**REQUIREMENTS**
Reproduce the data exactly and drop any pictures it holds.
** start of DATA SECTION **
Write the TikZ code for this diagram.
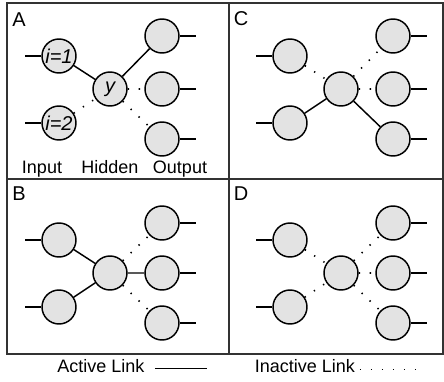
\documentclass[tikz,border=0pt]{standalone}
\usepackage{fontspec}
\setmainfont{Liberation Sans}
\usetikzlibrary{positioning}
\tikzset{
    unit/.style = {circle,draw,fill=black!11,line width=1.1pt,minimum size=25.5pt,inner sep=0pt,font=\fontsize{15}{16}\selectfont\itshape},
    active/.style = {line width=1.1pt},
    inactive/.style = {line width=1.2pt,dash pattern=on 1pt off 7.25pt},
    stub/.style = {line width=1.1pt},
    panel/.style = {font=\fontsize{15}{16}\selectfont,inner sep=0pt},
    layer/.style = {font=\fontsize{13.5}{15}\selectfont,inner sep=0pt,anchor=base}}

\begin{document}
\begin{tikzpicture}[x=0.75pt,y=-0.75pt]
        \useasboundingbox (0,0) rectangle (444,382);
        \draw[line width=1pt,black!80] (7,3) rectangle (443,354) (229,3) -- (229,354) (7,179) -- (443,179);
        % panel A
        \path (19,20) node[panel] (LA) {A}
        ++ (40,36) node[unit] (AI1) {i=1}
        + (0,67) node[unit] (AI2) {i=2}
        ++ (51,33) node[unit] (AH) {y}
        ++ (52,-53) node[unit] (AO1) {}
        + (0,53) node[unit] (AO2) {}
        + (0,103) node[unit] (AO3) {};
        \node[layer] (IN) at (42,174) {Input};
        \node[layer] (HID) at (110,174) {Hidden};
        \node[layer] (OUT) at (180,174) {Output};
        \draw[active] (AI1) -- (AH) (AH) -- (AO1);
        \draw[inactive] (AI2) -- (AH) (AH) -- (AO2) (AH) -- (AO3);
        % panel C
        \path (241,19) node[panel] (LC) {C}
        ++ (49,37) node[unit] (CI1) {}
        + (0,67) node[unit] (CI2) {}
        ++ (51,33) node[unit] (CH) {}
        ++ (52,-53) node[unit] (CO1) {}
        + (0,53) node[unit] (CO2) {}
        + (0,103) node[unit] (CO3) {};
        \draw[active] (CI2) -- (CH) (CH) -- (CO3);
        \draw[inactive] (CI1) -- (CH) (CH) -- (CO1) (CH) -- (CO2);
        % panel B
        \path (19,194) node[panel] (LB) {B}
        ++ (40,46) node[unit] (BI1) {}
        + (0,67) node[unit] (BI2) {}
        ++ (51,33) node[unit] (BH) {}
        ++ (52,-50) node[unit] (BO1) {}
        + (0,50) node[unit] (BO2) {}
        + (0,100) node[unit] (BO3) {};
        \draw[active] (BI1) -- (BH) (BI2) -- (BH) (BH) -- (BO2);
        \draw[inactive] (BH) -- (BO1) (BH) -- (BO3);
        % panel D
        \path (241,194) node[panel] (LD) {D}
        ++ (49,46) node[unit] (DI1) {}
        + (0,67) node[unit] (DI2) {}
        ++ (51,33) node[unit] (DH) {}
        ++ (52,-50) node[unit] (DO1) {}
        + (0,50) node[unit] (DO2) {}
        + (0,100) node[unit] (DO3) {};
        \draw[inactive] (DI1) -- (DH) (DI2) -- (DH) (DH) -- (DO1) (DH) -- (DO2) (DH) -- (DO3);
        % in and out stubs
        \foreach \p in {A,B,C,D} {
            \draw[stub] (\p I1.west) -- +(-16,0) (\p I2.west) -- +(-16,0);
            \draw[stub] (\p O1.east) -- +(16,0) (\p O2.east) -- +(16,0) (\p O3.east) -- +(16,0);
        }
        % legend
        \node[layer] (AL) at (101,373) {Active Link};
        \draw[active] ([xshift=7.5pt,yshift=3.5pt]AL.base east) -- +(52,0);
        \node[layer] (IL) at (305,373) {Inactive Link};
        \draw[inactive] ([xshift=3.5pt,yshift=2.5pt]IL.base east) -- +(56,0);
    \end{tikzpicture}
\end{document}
** end of DATA SECTION **
**FULL SOLUTION**
Write the TikZ code for this diagram.
\documentclass[tikz,border=0pt]{standalone}
\usepackage{fontspec}
\setmainfont{Liberation Sans}
\usetikzlibrary{positioning}
\tikzset{
    unit/.style = {circle,draw,fill=black!11,line width=1.1pt,minimum size=25.5pt,inner sep=0pt,font=\fontsize{15}{16}\selectfont\itshape},
    active/.style = {line width=1.1pt},
    inactive/.style = {line width=1.2pt,dash pattern=on 1pt off 7.25pt},
    stub/.style = {line width=1.1pt},
    panel/.style = {font=\fontsize{15}{16}\selectfont,inner sep=0pt},
    layer/.style = {font=\fontsize{13.5}{15}\selectfont,inner sep=0pt,anchor=base}}

\begin{document}
\begin{tikzpicture}[x=0.75pt,y=-0.75pt]
        \useasboundingbox (0,0) rectangle (444,382);
        \draw[line width=1pt,black!80] (7,3) rectangle (443,354) (229,3) -- (229,354) (7,179) -- (443,179);
        % panel A
        \path (19,20) node[panel] (LA) {A}
        ++ (40,36) node[unit] (AI1) {i=1}
        + (0,67) node[unit] (AI2) {i=2}
        ++ (51,33) node[unit] (AH) {y}
        ++ (52,-53) node[unit] (AO1) {}
        + (0,53) node[unit] (AO2) {}
        + (0,103) node[unit] (AO3) {};
        \node[layer] (IN) at (42,174) {Input};
        \node[layer] (HID) at (110,174) {Hidden};
        \node[layer] (OUT) at (180,174) {Output};
        \draw[active] (AI1) -- (AH) (AH) -- (AO1);
        \draw[inactive] (AI2) -- (AH) (AH) -- (AO2) (AH) -- (AO3);
        % panel C
        \path (241,19) node[panel] (LC) {C}
        ++ (49,37) node[unit] (CI1) {}
        + (0,67) node[unit] (CI2) {}
        ++ (51,33) node[unit] (CH) {}
        ++ (52,-53) node[unit] (CO1) {}
        + (0,53) node[unit] (CO2) {}
        + (0,103) node[unit] (CO3) {};
        \draw[active] (CI2) -- (CH) (CH) -- (CO3);
        \draw[inactive] (CI1) -- (CH) (CH) -- (CO1) (CH) -- (CO2);
        % panel B
        \path (19,194) node[panel] (LB) {B}
        ++ (40,46) node[unit] (BI1) {}
        + (0,67) node[unit] (BI2) {}
        ++ (51,33) node[unit] (BH) {}
        ++ (52,-50) node[unit] (BO1) {}
        + (0,50) node[unit] (BO2) {}
        + (0,100) node[unit] (BO3) {};
        \draw[active] (BI1) -- (BH) (BI2) -- (BH) (BH) -- (BO2);
        \draw[inactive] (BH) -- (BO1) (BH) -- (BO3);
        % panel D
        \path (241,194) node[panel] (LD) {D}
        ++ (49,46) node[unit] (DI1) {}
        + (0,67) node[unit] (DI2) {}
        ++ (51,33) node[unit] (DH) {}
        ++ (52,-50) node[unit] (DO1) {}
        + (0,50) node[unit] (DO2) {}
        + (0,100) node[unit] (DO3) {};
        \draw[inactive] (DI1) -- (DH) (DI2) -- (DH) (DH) -- (DO1) (DH) -- (DO2) (DH) -- (DO3);
        % in and out stubs
        \foreach \p in {A,B,C,D} {
            \draw[stub] (\p I1.west) -- +(-16,0) (\p I2.west) -- +(-16,0);
            \draw[stub] (\p O1.east) -- +(16,0) (\p O2.east) -- +(16,0) (\p O3.east) -- +(16,0);
        }
        % legend
        \node[layer] (AL) at (101,373) {Active Link};
        \draw[active] ([xshift=7.5pt,yshift=3.5pt]AL.base east) -- +(52,0);
        \node[layer] (IL) at (305,373) {Inactive Link};
        \draw[inactive] ([xshift=3.5pt,yshift=2.5pt]IL.base east) -- +(56,0);
    \end{tikzpicture}
\end{document}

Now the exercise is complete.